> **The task**: Seek out every line containing the word "page", and copy each.

--- begin ---

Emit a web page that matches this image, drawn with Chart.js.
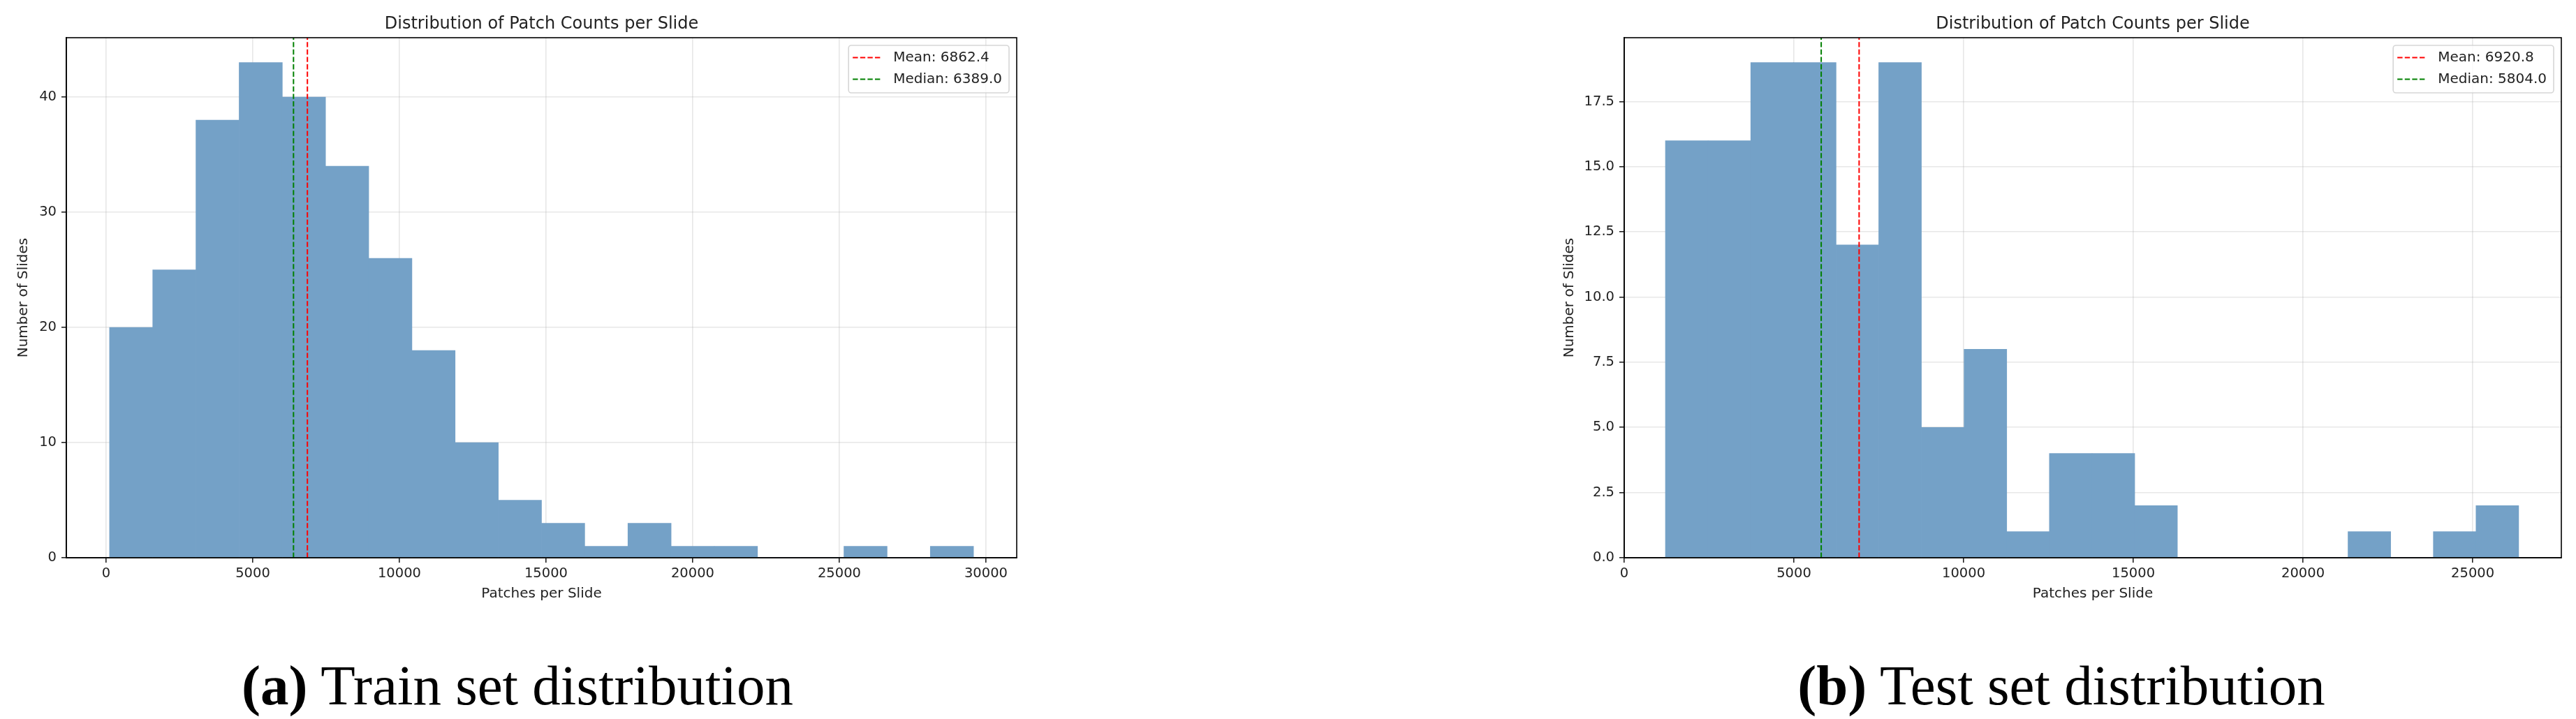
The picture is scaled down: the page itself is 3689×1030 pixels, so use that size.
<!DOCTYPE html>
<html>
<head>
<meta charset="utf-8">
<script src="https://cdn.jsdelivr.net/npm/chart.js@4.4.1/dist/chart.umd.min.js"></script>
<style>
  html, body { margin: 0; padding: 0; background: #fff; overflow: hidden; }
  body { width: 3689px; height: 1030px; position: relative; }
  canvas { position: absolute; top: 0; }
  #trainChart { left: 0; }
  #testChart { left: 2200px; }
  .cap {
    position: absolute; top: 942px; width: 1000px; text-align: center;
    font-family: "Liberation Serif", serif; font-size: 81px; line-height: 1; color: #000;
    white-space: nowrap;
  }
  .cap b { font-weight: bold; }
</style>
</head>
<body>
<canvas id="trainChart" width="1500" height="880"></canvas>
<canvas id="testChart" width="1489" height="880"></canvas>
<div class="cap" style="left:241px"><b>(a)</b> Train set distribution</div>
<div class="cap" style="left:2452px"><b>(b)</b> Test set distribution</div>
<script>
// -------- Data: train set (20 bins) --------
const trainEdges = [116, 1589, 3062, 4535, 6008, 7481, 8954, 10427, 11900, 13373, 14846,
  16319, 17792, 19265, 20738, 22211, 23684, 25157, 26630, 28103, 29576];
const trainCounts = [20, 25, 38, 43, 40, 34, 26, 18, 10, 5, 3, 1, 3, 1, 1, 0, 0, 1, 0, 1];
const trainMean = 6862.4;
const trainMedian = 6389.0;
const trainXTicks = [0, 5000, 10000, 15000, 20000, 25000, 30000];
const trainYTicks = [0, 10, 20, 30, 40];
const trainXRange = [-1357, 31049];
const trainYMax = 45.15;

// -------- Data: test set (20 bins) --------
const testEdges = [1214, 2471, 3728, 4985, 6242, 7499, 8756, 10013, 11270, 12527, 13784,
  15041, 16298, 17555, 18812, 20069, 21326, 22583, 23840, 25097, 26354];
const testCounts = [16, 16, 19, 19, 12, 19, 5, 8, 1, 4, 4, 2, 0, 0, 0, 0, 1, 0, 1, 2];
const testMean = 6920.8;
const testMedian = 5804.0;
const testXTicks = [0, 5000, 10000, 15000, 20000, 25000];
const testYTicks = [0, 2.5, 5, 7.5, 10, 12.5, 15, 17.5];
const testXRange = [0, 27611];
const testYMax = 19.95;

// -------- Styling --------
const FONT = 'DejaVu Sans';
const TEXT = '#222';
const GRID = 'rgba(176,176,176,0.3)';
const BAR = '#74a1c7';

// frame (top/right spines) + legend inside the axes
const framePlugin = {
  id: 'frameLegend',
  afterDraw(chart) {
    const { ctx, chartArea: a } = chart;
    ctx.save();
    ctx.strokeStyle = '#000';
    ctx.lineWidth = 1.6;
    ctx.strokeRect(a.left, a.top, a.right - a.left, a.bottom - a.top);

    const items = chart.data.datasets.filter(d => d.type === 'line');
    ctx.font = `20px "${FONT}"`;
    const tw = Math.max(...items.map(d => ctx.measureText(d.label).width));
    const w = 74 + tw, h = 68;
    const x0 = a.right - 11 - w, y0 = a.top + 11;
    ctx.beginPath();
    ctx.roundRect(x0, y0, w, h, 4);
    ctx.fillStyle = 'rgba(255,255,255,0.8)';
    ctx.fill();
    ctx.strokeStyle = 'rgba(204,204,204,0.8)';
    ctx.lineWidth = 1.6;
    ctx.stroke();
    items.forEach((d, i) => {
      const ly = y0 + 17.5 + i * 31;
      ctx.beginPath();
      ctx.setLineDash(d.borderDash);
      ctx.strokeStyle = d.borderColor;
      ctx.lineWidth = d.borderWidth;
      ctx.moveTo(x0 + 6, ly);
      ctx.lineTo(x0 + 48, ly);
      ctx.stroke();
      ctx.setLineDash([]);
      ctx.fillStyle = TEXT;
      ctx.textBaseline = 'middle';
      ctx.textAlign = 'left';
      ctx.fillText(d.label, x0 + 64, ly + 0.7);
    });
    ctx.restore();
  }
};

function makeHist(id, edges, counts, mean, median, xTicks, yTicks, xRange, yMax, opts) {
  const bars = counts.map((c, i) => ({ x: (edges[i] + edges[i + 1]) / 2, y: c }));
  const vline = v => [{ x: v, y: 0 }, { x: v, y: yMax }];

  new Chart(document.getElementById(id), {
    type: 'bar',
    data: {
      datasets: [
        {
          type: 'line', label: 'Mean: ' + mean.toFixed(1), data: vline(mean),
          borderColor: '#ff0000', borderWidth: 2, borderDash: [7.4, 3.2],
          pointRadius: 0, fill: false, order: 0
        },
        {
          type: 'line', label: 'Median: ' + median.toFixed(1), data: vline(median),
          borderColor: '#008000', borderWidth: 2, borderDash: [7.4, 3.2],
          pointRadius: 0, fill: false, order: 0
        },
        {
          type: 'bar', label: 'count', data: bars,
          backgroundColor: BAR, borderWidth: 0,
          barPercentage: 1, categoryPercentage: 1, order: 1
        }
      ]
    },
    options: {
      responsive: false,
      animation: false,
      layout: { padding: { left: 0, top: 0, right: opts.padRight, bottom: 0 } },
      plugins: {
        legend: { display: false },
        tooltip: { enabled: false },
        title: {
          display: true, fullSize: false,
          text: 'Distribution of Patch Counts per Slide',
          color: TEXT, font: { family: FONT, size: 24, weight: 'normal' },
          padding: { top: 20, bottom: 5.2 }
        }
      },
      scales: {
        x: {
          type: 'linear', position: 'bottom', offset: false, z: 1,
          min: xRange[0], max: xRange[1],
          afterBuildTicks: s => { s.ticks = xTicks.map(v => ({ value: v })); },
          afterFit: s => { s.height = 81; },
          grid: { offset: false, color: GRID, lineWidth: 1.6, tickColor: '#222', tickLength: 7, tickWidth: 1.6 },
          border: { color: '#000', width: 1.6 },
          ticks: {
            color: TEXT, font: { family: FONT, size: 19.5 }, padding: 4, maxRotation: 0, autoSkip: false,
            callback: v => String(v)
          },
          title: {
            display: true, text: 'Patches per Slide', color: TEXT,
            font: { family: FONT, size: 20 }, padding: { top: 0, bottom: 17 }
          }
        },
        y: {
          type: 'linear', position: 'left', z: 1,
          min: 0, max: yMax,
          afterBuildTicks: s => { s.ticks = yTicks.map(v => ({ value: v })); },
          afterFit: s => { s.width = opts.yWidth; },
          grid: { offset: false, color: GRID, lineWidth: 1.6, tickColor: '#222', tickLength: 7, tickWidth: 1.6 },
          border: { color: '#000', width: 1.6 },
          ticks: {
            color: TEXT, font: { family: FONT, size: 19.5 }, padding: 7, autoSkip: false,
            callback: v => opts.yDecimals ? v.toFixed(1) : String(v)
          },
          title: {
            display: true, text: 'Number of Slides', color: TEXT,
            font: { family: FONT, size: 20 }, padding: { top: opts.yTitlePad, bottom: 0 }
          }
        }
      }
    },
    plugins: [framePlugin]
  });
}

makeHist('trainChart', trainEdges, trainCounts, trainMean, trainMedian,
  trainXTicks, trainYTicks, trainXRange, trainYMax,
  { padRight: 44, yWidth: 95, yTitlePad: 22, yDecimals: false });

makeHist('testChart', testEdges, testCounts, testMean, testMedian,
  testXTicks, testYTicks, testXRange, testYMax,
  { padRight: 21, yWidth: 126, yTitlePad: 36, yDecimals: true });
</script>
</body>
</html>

--- end ---

> **Solved problem**:
Emit a web page that matches this image, drawn with Chart.js.
The picture is scaled down: the page itself is 3689×1030 pixels, so use that size.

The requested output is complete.